Memories of a devastated New York City on 9/11’s anniversary
Is it not strange the things you remember from scenes like that?
I was on air in the Clare FM studios in Ennis when it happened. The discussion on the current affairs show was about coping with bereavement when the newsroom advised me on the headphones that a plane had crashed into one of the Twin Towers in New York.
We switched on the mute TV screen in the studio in time to watch what might have been a tragic accident evolving into an atrocity in apparent slow-mo over New York.
Tears began running down the cheeks of the bereavement counselor. She had been dealing with bereavement coping for families minutes before. Now she was watching mass bereavement being inflicted on one of the world's greatest cities.
I remember saying there had to be a major Irish consequence of the horror we were watching because of the ethnic percentages of New York's population.
A few raw months later the progressive little radio station in Clare sent me with a microphone to Ground Zero. The atmosphere was still electricated and heavy with residual shock and horror.

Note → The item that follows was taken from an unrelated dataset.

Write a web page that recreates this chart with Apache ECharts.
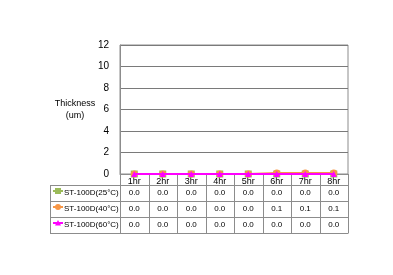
<!DOCTYPE html>
<html>
<head>
<meta charset="utf-8">
<script src="https://cdn.jsdelivr.net/npm/echarts@6/dist/echarts.min.js"></script>
<style>
    html, body { margin: 0; padding: 0; background: #fff; }
    #main { width: 393px; height: 275px; }
</style>
</head>
<body>
<div id="main"></div>
<script>
    // 数据
    var categories = ['1hr', '2hr', '3hr', '4hr', '5hr', '6hr', '7hr', '8hr'];
    var seriesNames = ['ST-100D(25°C)', 'ST-100D(40°C)', 'ST-100D(60°C)'];
    var data25 = [0.0, 0.0, 0.0, 0.0, 0.0, 0.0, 0.0, 0.0];
    var data40 = [0.0, 0.0, 0.0, 0.0, 0.0, 0.1, 0.1, 0.1];
    var data60 = [0.0, 0.0, 0.0, 0.0, 0.0, 0.0, 0.0, 0.0];
    var yTicks = [0, 2, 4, 6, 8, 10, 12];

    var colors = ['#9BBB59', '#F79646', '#FF00FF'];
    var symbols = ['rect', 'circle', 'triangle'];
    var allData = [data25, data40, data60];
    var fontFam = '"Liberation Sans", "Noto Sans", sans-serif';
    var lineColor = '#8c8c8c';

    var gridLeft = 120, gridRight = 348, gridTop = 45, gridBottom = 174;
    var tableTop = 185, rowH = 16, tableLeft = 50;

    var myChart = echarts.init(document.getElementById('main'));

    var series = [];
    for (var i = 0; i < 3; i++) {
        series.push({
            name: seriesNames[i],
            type: 'line',
            data: allData[i],
            symbol: symbols[i],
            symbolSize: i == 2 ? 6 : 7,
            lineStyle: { color: colors[i], width: 2 },
            itemStyle: { color: colors[i] },
            animation: false,
            z: 3 + i
        });
    }

    var option = {
        animation: false,
        grid: {
            left: gridLeft, right: 393 - gridRight, top: gridTop, bottom: 275 - gridBottom,
            show: true, borderColor: lineColor, borderWidth: 1
        },
        xAxis: {
            type: 'category',
            data: categories,
            boundaryGap: true,
            axisLine: { lineStyle: { color: lineColor } },
            axisTick: { show: false },
            axisLabel: { fontSize: 9, color: '#000', fontFamily: fontFam, margin: 3 }
        },
        yAxis: {
            type: 'value',
            min: yTicks[0],
            max: yTicks[yTicks.length - 1],
            interval: 2,
            name: 'Thickness\n(um)',
            nameLocation: 'middle',
            nameRotate: 0,
            nameGap: 45,
            nameMoveOverlap: false,
            nameTextStyle: { fontSize: 9, color: '#000', fontFamily: fontFam, lineHeight: 12, align: 'center' },
            axisLine: { show: true, lineStyle: { color: lineColor } },
            axisTick: { show: false },
            axisLabel: { fontSize: 10, color: '#000', fontFamily: fontFam, margin: 11 },
            splitLine: { lineStyle: { color: '#7a7a7a' } }
        },
        series: series
    };
    myChart.setOption(option);

    // 数据表格
    function buildTable() {
        var els = [];
        var n = categories.length;
        var colW = (gridRight - gridLeft) / n;
        var tableBottom = tableTop + rowH * 3;
        var ls = { stroke: lineColor, lineWidth: 1 };

        // 横线
        els.push({ type: 'line', shape: { x1: tableLeft, y1: tableTop + 0.5, x2: gridRight, y2: tableTop + 0.5 }, style: ls });
        for (var r = 1; r <= 3; r++) {
            var yy = tableTop + rowH * r + 0.5;
            els.push({ type: 'line', shape: { x1: tableLeft, y1: yy, x2: gridRight, y2: yy }, style: ls });
        }
        // 竖线
        els.push({ type: 'line', shape: { x1: tableLeft + 0.5, y1: tableTop, x2: tableLeft + 0.5, y2: tableBottom + 0.5 }, style: ls });
        for (var c = 0; c <= n; c++) {
            var xx = Math.round(gridLeft + colW * c) + 0.5;
            if (c == n) xx = gridRight + 0.5;
            els.push({ type: 'line', shape: { x1: xx, y1: gridBottom, x2: xx, y2: tableBottom + 0.5 }, style: ls });
        }
        // 图例和数值
        for (var s = 0; s < 3; s++) {
            var cy = tableTop + rowH * s + rowH / 2;
            els.push({ type: 'line', shape: { x1: 53, y1: cy - 2, x2: 63, y2: cy - 2 }, style: { stroke: colors[s], lineWidth: 2 } });
            if (symbols[s] == 'rect') {
                els.push({ type: 'rect', shape: { x: 55, y: cy - 5, width: 6, height: 6 }, style: { fill: colors[s] } });
            } else if (symbols[s] == 'circle') {
                els.push({ type: 'circle', shape: { cx: 58, cy: cy - 2, r: 3 }, style: { fill: colors[s] } });
            } else {
                els.push({ type: 'polygon', shape: { points: [[58, cy - 5], [61, cy + 0.5], [55, cy + 0.5]] }, style: { fill: colors[s] } });
            }
            els.push({
                type: 'text', x: 64, y: cy, style: {
                    text: seriesNames[s], fontSize: 8, fill: '#000', fontFamily: fontFam,
                    verticalAlign: 'middle', align: 'left'
                }
            });
            for (var k = 0; k < n; k++) {
                var px = myChart.convertToPixel({ xAxisIndex: 0 }, categories[k]);
                els.push({
                    type: 'text', x: px, y: cy, style: {
                        text: allData[s][k].toFixed(1), fontSize: 8, fill: '#000', fontFamily: fontFam,
                        verticalAlign: 'middle', align: 'center'
                    }
                });
            }
        }
        myChart.setOption({ graphic: { elements: els } });
    }
    buildTable();
</script>
</body>
</html>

Incredible that it is over a decade ago. It still feels like the dreadful day before yesterday.
Is it not strange the things you remember from scenes like that? Do ye know what I remember strongest? The timber hoardings around the wooden stairway reaching up to the viewing area rose up above one corner of a little city cemetery.
Somebody told me it was a Protestant cemetery. It had old grey headstones rather than modern marble stones.
There were a few stubby surviving shrubs and bushes between them. And in between those shrubs and stones there flitted again small hardy city sparrows and finches! Survivors.
I stood on the stairs and heard their resilient tiny songsounds against the background of light traffic up and down Fulton Street. It was life on the sidelines of death.
They flitted and fluttered between the silent stones of those old New Yorkers who had died and been buried decently and honorably in their time and season only a few yards away from the gaping craters where thousands had died and been pulverized horrifically long before their time and season.
That tiny volume of birdsong is what I remember strongest. That and the poignant pleading photos tacked to the hoardings around tragedy.
They were still bright and young and somehow alive, those who are now granite names around the remembrance ponds. They were black and white and Latino, and so many of them were beautiful and handsome and wearing the broad smiles of happy times.
And there were so many of them. So terribly many.
I was a working hack on the day. Life goes on and there was a living to be earned.
In such circumstances a professional dissociation is necessary. I've seen many horrors in my time as a journalist but nothing on this vast scale. It was difficult to hold one's composure but I just about managed.
I had the mike in my hand and the team began recording. I took no notes. I just verbally registered what I was seeing and hearing and feeling for the next seven or eight minutes without stopping at all lest I might not be able to continue. It was like that.